Wednesday, October 10, 2007

Art online: when it comes to establishing an online presence, artists and publishers are pushing the envelope with their cyber initiatives

"The Internet will eventually rival sales of physical products made in brick-and-mortar stores," predicts Barbara Brundage, president of Printscapes.com, a division of Pacific Stock Inc., an online company specializing in imagery from the Pacific Rim. "The Internet is the perfect medium to sell art, offering easy viewing of many more items than any store could ever offer."

Whether art companies are simply beefing up their online presence to boost exposure, or they are building their entire business models around it, the Web can be a powerful tool--if used with the proper strategy and integrity in regards to the art world.

"I think there's a new consumer--a Gen Y consumer--who is very tech-savvy and gets most of his or her information online," says Steve McKenzie, chief curator of Artaissance, an online art provider that allows consumers to choose one of its 2,000-plus images online and pick up the finished framed piece at a participating local frameshop. "As the industry matures, we have to adapt to the way consumers buy online."
After researching the buying habits of online shoppers, and with the knowledge that Gen Y (a generation of individuals who have grown up with instant options for virtually everything) will approach an income level that surpasses that of the baby boomers, McKenzie sought to create a flexible online art offering that allowed consumers to purchase "art their style and for their space." With search capabilities for artist, interest, color, style, setting, edition type and orientation, Artaissance provides an interactive experience that's specific to every customer.

But McKenzie still sees the value in the traditional brick-and-mortar experience. "Artaissance is the marriage of an online platform and the traditional brick-and-mortar experience," McKenzie explains. "The Internet provides the perfect way to browse artwork, but many still want to have the assurance of a brick-and-mortar behind it."

One admitted challenge of selling art online is the ability of consumers to connect with a piece because most art Web sites don't provide much more than an artist's biography.

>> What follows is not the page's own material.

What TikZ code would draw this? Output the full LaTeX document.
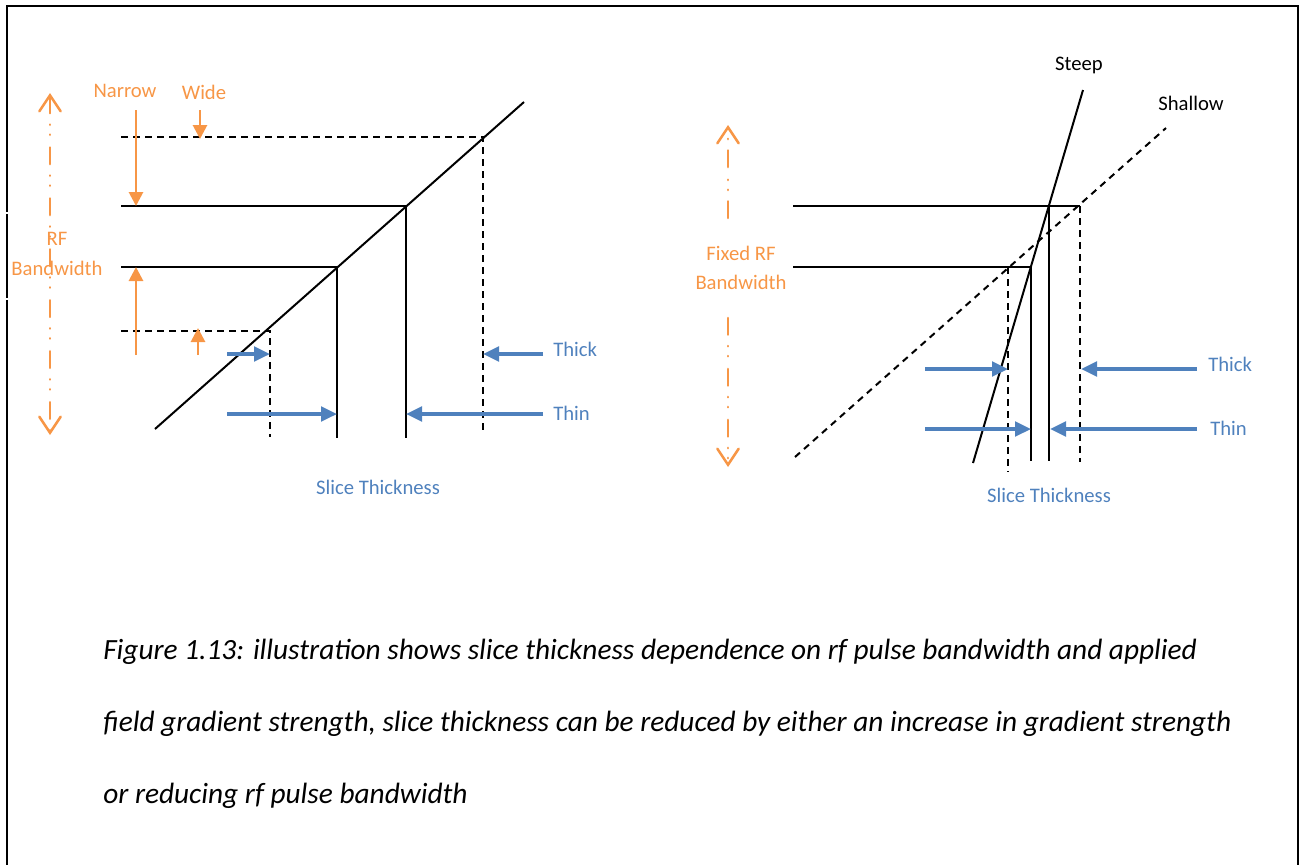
\documentclass[tikz,border=0pt]{standalone}
\usepackage{fontspec}
\setmainfont{Carlito}
\usetikzlibrary{arrows.meta}
\definecolor{oblue}{HTML}{4F81BD}
\definecolor{oorange}{HTML}{F79646}
\begin{document}
\begin{tikzpicture}[x=0.75pt,y=-0.75pt,
  frame/.style={line width=1.5pt,black},
  blk/.style={line width=1.5pt,black},
  dsh/.style={blk,dash pattern=on 5pt off 4pt},
  barrow/.style={oblue,line width=2.5pt,-{Triangle[length=12pt,width=11pt]}},
  oarrow/.style={oorange,line width=2.1pt,-{Triangle[length=10.5pt,width=10.5pt]}},
  ddline/.style={oorange,line width=1.9pt,line cap=round,dash pattern=on 12.5pt off 8.5pt on 0.2pt off 7.3pt on 0.2pt off 9.5pt},
  lbl/.style={inner sep=0pt,font=\fontsize{15.5}{18}\selectfont},
  blbl/.style={lbl,text=oblue},
  olbl/.style={lbl,text=oorange},
  klbl/.style={lbl,text=black},
  captext/.style={inner sep=0pt,anchor=base west,font=\fontsize{22}{26}\selectfont\itshape}]
\useasboundingbox (0,0) rectangle (1302,865);
% frame
\draw[frame] (7,212) -- (7,6) -- (1298,6) -- (1298,865);
\draw[frame] (7,214) -- (7,298);
\draw[frame] (7,300) -- (7,865);

% ---------- left diagram ----------
\coordinate (ldA) at (155,429);
\coordinate (ldB) at (524,102);
\draw[blk] (ldA) -- (ldB);
\coordinate (h1l) at (121,137); \coordinate (h1r) at (483,137); \coordinate (h1b) at (483,433);
\coordinate (h2l) at (121,206); \coordinate (h2r) at (406,206); \coordinate (h2b) at (406,438);
\coordinate (h3l) at (121,267); \coordinate (h3r) at (337,267); \coordinate (h3b) at (337,438);
\coordinate (h4l) at (121,331); \coordinate (h4r) at (270,331); \coordinate (h4b) at (270,437);
\draw[dsh] (h1l) -- (h1r) -- (h1b);
\draw[blk] (h2l) -- (h2r) -- (h2b);
\draw[blk] (h3l) -- (h3r) -- (h3b);
\draw[dsh] (h4l) -- (h4r) -- (h4b);

% orange arrows
\coordinate (nA) at (136,110); \coordinate (nB) at (136,206);
\coordinate (wA) at (200,110); \coordinate (wB) at (200,139);
\coordinate (uA) at (136,355); \coordinate (uB) at (136,267);
\coordinate (sA) at (198,355); \coordinate (sB) at (198,328);
\draw[oarrow] (nA) -- (nB);
\draw[oarrow] (wA) -- (wB);
\draw[oarrow] (uA) -- (uB);
\draw[oarrow] (sA) -- (sB);
\coordinate (rfT) at (50,93); \coordinate (rfB) at (50,435);
\draw[ddline,{Straight Barb[length=12pt,width=16pt,line cap=round]}-{Straight Barb[length=12pt,width=16pt,line cap=round]}] (rfT) -- (rfB);

% blue arrows
\coordinate (b1a) at (227,354); \coordinate (b2a) at (227,414);
\coordinate (b3a) at (543,354); \coordinate (b4a) at (543,414);
\coordinate (b1b) at (270,354); \coordinate (b2b) at (337,414);
\coordinate (b3b) at (483,354); \coordinate (b4b) at (406,414);
\draw[barrow] (b1a) -- (b1b);
\draw[barrow] (b2a) -- (b2b);
\draw[barrow] (b3a) -- (b3b);
\draw[barrow] (b4a) -- (b4b);

% left labels
\node[olbl,anchor=base] (narrow) at (125,97) {Narrow};
\node[olbl,anchor=base] (wide) at (204,99) {Wide};
\node[olbl,anchor=base] (rf1) at (57,245) {RF};
\node[olbl,anchor=base] (bw1) at (57,275) {Bandwidth};
\node[blbl,anchor=base west] (thickL) at (553,356) {Thick};
\node[blbl,anchor=base west] (thinL) at (553,420) {Thin};
\node[blbl,anchor=base] (sliceL) at (378,494) {Slice Thickness};

% ---------- right diagram ----------
\coordinate (stA) at (973,463); \coordinate (stB) at (1083,90);
\coordinate (shA) at (795,457); \coordinate (shB) at (1166,128);
\draw[blk] (stA) -- (stB);
\draw[dsh] (shA) -- (shB);
\coordinate (r1l) at (793,206); \coordinate (r1r) at (1080,206); \coordinate (r1b) at (1080,462);
\coordinate (r2t) at (1049,206); \coordinate (r2b) at (1049,461);
\coordinate (r3l) at (793,267); \coordinate (r3r) at (1031,267); \coordinate (r3b) at (1031,461);
\coordinate (r4t) at (1008,267); \coordinate (r4b) at (1008,472);
\draw[blk] (r1l) -- (r1r);
\draw[dsh] (r1r) -- (r1b);
\draw[blk] (r2t) -- (r2b);
\draw[blk] (r3l) -- (r3r) -- (r3b);
\draw[dsh] (r4t) -- (r4b);

\coordinate (c1a) at (925,369); \coordinate (c1b) at (1008,369);
\coordinate (c2a) at (925,429); \coordinate (c2b) at (1031,429);
\coordinate (c3a) at (1197,369); \coordinate (c3b) at (1081,369);
\coordinate (c4a) at (1197,429); \coordinate (c4b) at (1050,429);
\draw[barrow] (c1a) -- (c1b);
\draw[barrow] (c2a) -- (c2b);
\draw[barrow] (c3a) -- (c3b);
\draw[barrow] (c4a) -- (c4b);

\coordinate (fuA) at (728,218); \coordinate (fuB) at (728,125);
\coordinate (fdA) at (728,318); \coordinate (fdB) at (728,467);
\draw[ddline,-{Straight Barb[length=12pt,width=16pt,line cap=round]}] (fuA) -- (fuB);
\draw[ddline,-{Straight Barb[length=12pt,width=16pt,line cap=round]}] (fdA) -- (fdB);

\node[klbl,anchor=base] (steep) at (1079,70) {Steep};
\node[klbl,anchor=base] (shallow) at (1191,110) {Shallow};
\node[olbl,anchor=base] (fixed) at (741,260) {Fixed RF};
\node[olbl,anchor=base] (bw2) at (741,289) {Bandwidth};
\node[blbl,anchor=base west] (thickR) at (1208,371) {Thick};
\node[blbl,anchor=base west] (thinR) at (1210,435) {Thin};
\node[blbl,anchor=base] (sliceR) at (1049,502) {Slice Thickness};

% caption
\node[captext] (cap1) at (103,659) {Figure 1.13: illustration shows slice thickness dependence on rf pulse bandwidth and applied};
\node[captext] (cap2) at (103,731) {field gradient strength, slice thickness can be reduced by either an increase in gradient strength};
\node[captext] (cap3) at (103,803) {or reducing rf pulse bandwidth};
\end{tikzpicture}
\end{document}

McKenzie's solution: videos created by the artists to personalize the art and bring back the human element.

Promoting the quality of the art offered through Artaissance was also important to McKenzie. "I think you have to work hard to explain to your consumers what they are getting," he says. "With Artaissance, you really are getting a fine-art reproduction."

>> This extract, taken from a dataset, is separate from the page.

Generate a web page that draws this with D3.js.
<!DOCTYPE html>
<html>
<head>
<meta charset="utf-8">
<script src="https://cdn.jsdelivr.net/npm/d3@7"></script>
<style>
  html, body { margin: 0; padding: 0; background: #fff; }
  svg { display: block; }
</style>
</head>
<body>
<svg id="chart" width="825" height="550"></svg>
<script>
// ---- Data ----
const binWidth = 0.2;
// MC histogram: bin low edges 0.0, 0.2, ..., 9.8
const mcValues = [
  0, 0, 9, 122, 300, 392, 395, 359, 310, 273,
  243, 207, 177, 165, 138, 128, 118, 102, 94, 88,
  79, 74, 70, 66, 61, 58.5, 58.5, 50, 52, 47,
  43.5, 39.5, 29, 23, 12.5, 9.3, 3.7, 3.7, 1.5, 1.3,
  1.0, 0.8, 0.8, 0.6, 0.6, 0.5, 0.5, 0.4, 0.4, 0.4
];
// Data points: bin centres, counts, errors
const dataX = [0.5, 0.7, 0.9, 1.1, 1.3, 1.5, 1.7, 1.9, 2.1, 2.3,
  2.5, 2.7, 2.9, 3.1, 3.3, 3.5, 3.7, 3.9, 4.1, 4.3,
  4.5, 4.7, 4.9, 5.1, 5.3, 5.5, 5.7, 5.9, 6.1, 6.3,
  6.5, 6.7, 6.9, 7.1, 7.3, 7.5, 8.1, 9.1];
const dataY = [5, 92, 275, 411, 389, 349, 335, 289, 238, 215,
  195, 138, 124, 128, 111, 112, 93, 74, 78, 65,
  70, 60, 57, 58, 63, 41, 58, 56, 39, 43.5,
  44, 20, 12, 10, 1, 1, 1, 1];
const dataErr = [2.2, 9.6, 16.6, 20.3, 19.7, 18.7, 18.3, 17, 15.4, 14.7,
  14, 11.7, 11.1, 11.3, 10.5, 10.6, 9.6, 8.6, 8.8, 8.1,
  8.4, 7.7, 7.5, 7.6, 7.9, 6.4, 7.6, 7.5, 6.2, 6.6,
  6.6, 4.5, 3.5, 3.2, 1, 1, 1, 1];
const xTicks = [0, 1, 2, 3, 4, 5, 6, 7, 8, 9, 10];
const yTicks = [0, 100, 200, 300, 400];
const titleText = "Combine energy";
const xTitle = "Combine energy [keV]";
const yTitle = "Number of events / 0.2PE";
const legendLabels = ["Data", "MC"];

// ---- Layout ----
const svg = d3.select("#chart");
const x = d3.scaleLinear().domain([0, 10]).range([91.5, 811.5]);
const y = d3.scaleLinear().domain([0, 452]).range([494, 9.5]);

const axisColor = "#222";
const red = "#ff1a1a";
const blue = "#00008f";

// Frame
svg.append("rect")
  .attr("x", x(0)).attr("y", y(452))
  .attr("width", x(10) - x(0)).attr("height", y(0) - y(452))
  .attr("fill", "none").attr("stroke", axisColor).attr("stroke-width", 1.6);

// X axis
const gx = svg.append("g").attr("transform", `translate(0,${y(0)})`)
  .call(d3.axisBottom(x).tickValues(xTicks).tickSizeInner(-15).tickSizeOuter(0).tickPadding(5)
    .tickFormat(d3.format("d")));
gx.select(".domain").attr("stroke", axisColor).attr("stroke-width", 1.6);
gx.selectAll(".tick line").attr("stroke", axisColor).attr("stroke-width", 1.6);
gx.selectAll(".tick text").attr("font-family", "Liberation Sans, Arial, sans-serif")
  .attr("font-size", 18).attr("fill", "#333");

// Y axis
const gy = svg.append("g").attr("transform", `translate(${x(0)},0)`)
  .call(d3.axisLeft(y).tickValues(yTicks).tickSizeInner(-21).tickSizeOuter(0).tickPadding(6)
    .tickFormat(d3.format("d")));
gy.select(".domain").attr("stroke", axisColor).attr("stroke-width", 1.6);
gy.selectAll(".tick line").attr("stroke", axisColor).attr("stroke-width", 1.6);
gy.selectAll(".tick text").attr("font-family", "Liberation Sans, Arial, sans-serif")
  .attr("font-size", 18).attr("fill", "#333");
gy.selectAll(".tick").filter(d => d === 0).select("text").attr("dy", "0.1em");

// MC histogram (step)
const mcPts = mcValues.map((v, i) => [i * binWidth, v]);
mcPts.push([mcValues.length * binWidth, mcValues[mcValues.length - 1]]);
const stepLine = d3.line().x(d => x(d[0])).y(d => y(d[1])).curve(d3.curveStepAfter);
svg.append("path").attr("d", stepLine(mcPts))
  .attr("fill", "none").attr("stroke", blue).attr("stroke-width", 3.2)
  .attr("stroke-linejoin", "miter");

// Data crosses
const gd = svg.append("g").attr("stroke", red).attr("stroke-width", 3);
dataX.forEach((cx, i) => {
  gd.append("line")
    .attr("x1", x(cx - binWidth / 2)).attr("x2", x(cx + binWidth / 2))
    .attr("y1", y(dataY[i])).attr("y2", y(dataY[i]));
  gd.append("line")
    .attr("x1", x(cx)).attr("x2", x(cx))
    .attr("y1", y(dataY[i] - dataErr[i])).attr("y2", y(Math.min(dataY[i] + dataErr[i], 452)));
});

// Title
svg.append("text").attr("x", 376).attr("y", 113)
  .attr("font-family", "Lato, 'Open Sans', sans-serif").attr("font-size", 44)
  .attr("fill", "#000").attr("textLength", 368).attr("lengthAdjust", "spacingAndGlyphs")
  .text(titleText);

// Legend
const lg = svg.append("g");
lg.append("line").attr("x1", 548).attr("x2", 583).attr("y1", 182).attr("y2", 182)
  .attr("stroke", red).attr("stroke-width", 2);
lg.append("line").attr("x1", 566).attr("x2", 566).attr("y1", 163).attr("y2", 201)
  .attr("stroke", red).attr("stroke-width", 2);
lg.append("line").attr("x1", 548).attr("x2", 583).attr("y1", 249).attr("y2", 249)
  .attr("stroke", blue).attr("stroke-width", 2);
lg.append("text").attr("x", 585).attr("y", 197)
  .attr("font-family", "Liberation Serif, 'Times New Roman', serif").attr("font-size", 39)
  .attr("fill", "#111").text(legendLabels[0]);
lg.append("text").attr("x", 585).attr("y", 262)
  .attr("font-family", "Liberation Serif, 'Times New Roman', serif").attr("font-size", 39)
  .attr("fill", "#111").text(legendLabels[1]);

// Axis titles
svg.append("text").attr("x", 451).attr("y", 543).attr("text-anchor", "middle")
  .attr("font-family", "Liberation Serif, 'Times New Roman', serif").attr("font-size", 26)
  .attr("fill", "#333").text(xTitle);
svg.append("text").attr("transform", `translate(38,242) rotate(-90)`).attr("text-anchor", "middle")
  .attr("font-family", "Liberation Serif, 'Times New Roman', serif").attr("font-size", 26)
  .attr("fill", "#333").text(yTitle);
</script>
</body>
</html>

Testing in the Atlanta, Indianapolis and San Francisco markets, Artaissance is poised to launch nationwide by the end of 2007. Artaissance isn't currently advertising to the consumer market, but it has been featured in Domino magazine and USA Today. The company plans on reaching tech-savvy consumers in other ways that are more directly tied to the Web.

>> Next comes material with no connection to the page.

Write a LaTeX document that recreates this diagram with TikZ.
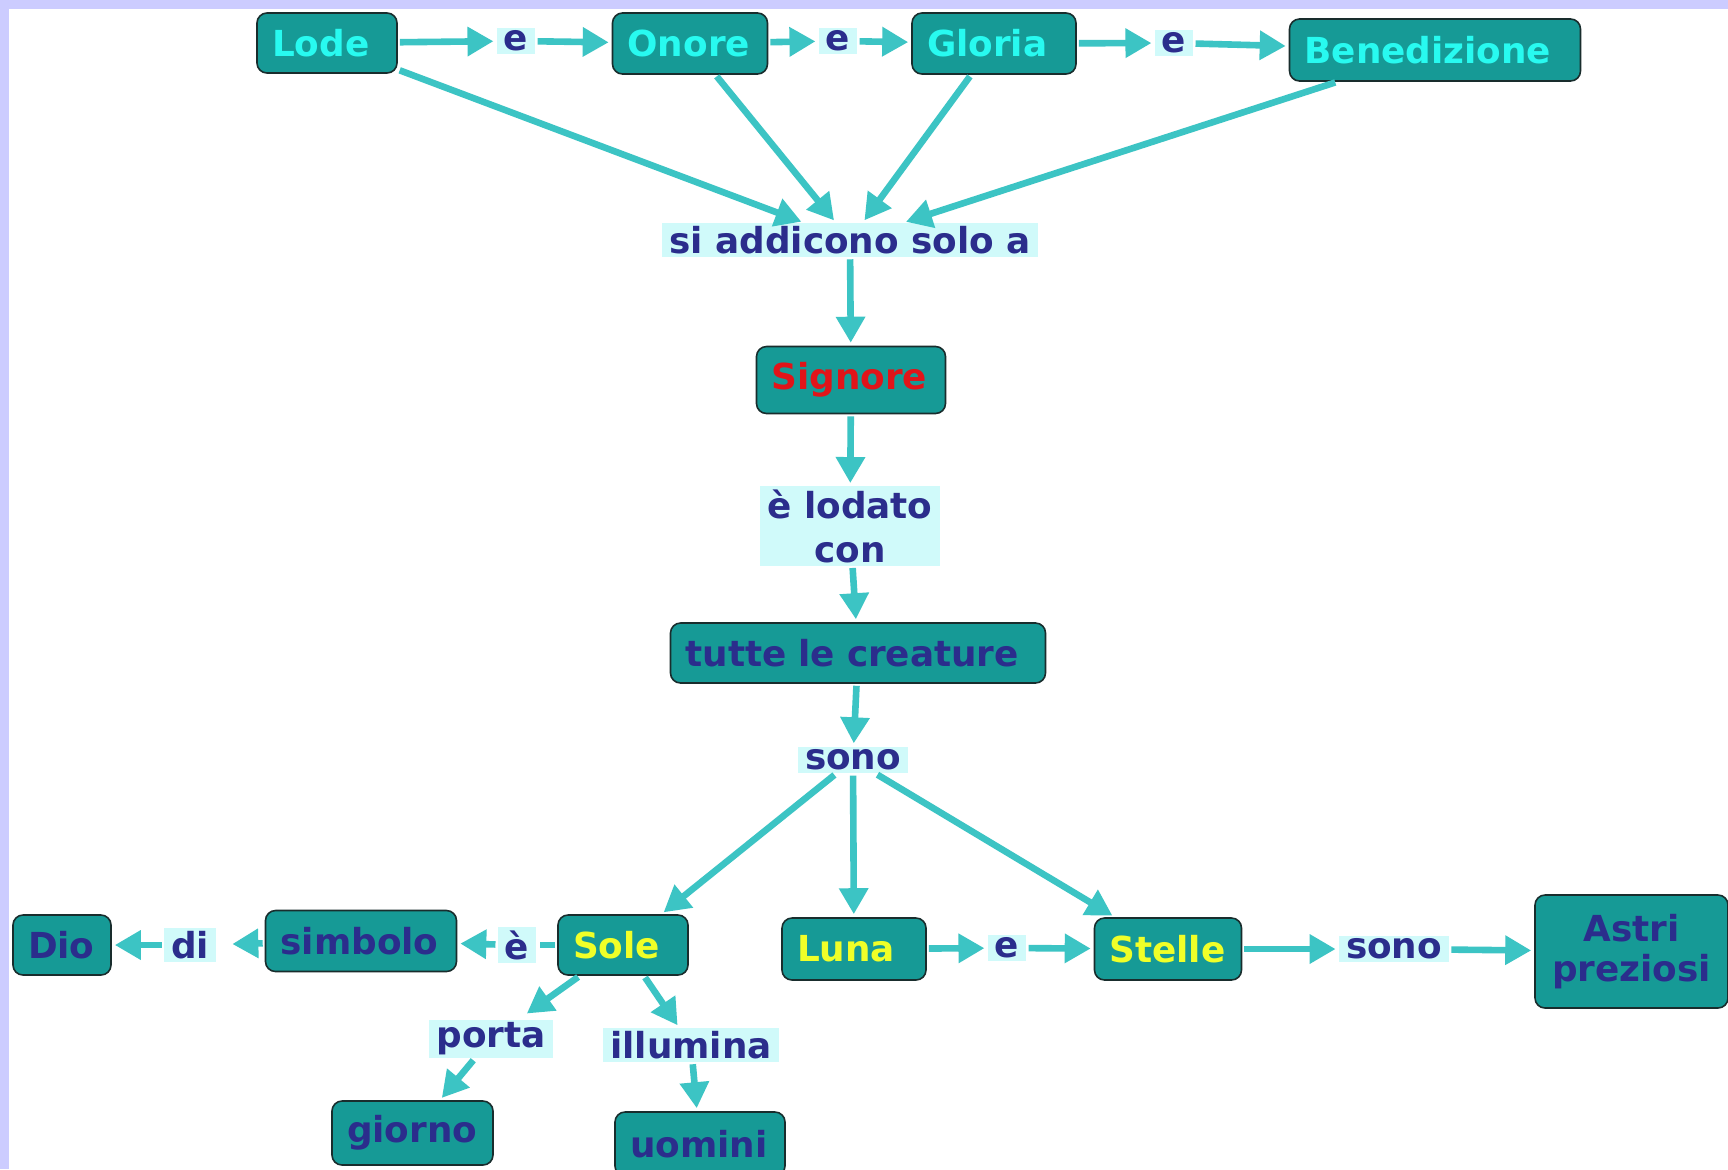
\documentclass[tikz,border=0pt]{standalone}
\usepackage{fontspec}
\setmainfont{DejaVu Sans}
\usetikzlibrary{arrows.meta}
\definecolor{lav}{RGB}{204,204,255}
\definecolor{cfill}{RGB}{22,154,150}
\definecolor{cborder}{RGB}{25,45,45}
\definecolor{arrc}{RGB}{60,196,196}
\definecolor{lbg}{RGB}{208,250,250}
\definecolor{dblue}{RGB}{43,45,140}
\definecolor{cyantxt}{RGB}{40,250,240}
\definecolor{yel}{RGB}{240,255,40}
\definecolor{redtxt}{RGB}{225,20,25}
\begin{document}
\begin{tikzpicture}[x=0.5pt,y=-0.5pt,
 concept/.style={draw=cborder, line width=0.8pt, fill=cfill, rounded corners=5pt, font=\fontsize{17.9}{21}\selectfont\bfseries, inner xsep=7.5pt, inner ysep=0pt, align=left},
 lab/.style={fill=lbg, text=dblue, font=\fontsize{17.9}{22}\selectfont\bfseries, inner xsep=3.5pt, inner ysep=1.5pt, align=center},
 link/.style={draw=arrc, line width=3.3pt, shorten >=1.5pt, shorten <=1pt},
 arr/.style={link, -{Triangle[length=13pt,width=14pt]}},
]
\useasboundingbox (0,0) rectangle (1728,1169);
\fill[lav] (0,0) rectangle (1728,1169);
\fill[white] (9,9) rectangle (1728,1169);

\node[concept, text=cyantxt, text width=55pt, minimum width=70pt, minimum height=30pt] (lode) at (327,43) {Lode};
\node[concept, text=cyantxt, text width=62.5pt, minimum width=77.5pt, minimum height=30.5pt] (onore) at (690,43.5) {Onore};
\node[concept, text=cyantxt, text width=67pt, minimum width=82pt, minimum height=30.5pt] (gloria) at (994,43.5) {Gloria};
\node[concept, text=cyantxt, text width=130.5pt, minimum width=145.5pt, minimum height=31pt] (bene) at (1435,50) {Benedizione};
\node[lab] (e1) at (516,41) {e};
\node[lab] (e2) at (838,41) {e};
\node[lab] (e3) at (1174,43) {e};
\node[lab] (si) at (850,240) {si addicono solo a};
\node[concept, text=redtxt, text width=79.5pt, minimum width=94.5pt, minimum height=33.5pt] (sig) at (851,380) {Signore};
\node[lab, minimum width=88pt, minimum height=39pt] (lod) at (850,526) {è lodato\\con};
\node[concept, text=dblue, text width=172.5pt, minimum width=187.5pt, minimum height=30pt] (tutte) at (858,653) {tutte le creature};
\node[lab] (sono) at (853,760) {sono};
\node[concept, text=yel, text width=50pt, minimum width=65pt, minimum height=30pt] (sole) at (623,945) {Sole};
\node[concept, text=yel, text width=57pt, minimum width=72pt, minimum height=31pt] (luna) at (854,949) {Luna};
\node[concept, text=yel, text width=58.5pt, minimum width=73.5pt, minimum height=31pt] (stelle) at (1168,949) {Stelle};
\node[concept, text=dblue, align=center, minimum width=96.5pt, minimum height=56.5pt, font=\fontsize{17.9}{20}\selectfont\bfseries] (astri) at (1631.5,951.5) {Astri\\preziosi};
\node[lab] (e4) at (1007,948) {e};
\node[lab] (sono2) at (1394,949) {sono};
\node[concept, text=dblue, text width=80.5pt, minimum width=95.5pt, minimum height=30.5pt] (simb) at (361,941) {simbolo};
\node[concept, text=dblue, text width=34pt, minimum width=49pt, minimum height=30pt] (dio) at (62,945) {Dio};
\node[lab] (di) at (190,945) {di};
\node[lab] (e5) at (517,945) {è};
\node[lab] (porta) at (491,1039) {porta};
\node[lab] (illu) at (691,1045) {illumina};
\node[concept, text=dblue, text width=65.5pt, minimum width=80.5pt, minimum height=32pt] (giorno) at (412.5,1133) {giorno};
\node[concept, text=dblue, text width=70pt, minimum width=85pt, minimum height=32pt] (uomini) at (700,1144) {uomini};

\draw[arr] (lode) -- (e1);
\draw[arr] (e1) -- (onore);
\draw[arr] (onore) -- (e2);
\draw[arr] (e2) -- (gloria);
\draw[arr] (gloria) -- (e3);
\draw[arr] (e3) -- (bene);
\draw[arr] (lode) -- (si);
\draw[arr] (onore) -- (si);
\draw[arr] (gloria) -- (si);
\draw[arr] (bene) -- (si);
\draw[arr] (si) -- (sig);
\draw[arr] (sig) -- (lod);
\draw[arr] (lod) -- (tutte);
\draw[arr] (tutte) -- (sono);
\draw[arr] (sono) -- (sole);
\draw[arr] (sono) -- (luna);
\draw[arr] (sono) -- (stelle);
\draw[arr] (luna) -- (e4);
\draw[arr] (e4) -- (stelle);
\draw[arr] (stelle) -- (sono2);
\draw[arr] (sono2) -- (astri);
\draw[link] (sole) -- (e5);
\draw[arr] (e5) -- (simb);
\draw[arr, shorten >=8pt] (simb) -- (di);
\draw[arr] (di) -- (dio);
\draw[arr, shorten >=5pt] (sole) -- (porta);
\draw[arr] (porta) -- (giorno);
\draw[arr] (sole) -- (illu);
\draw[arr] (illu) -- (uomini);
\end{tikzpicture}
\end{document}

Richard Gipe, president of Art-Exchange.com, took a different approach to online art with a business-to-business initiative that began in 1995.

"I was an investment banker [with] access to the various stock exchanges," Gipe explains. "When I moved into the art [industry], there were no comparable resources to locate needed art. It appeared both buyers and sellers of art would benefit from such an exchange, and it appeared it would be relatively inexpensive (by way of comparison to what it cost to build the NYSE and NASDAQ) to build an art exchange given the maturity of the Internet. So, I put my investment banker hat back on, raised the capital and built Art-Exchange.com."

Designed to serve the needs of the supply side of the fine-art market--artists, publishers and other sellers--and the purchase side--designers and dealers--Art-Exchange brings professionals an array of services that make the selling and buying of art more efficient.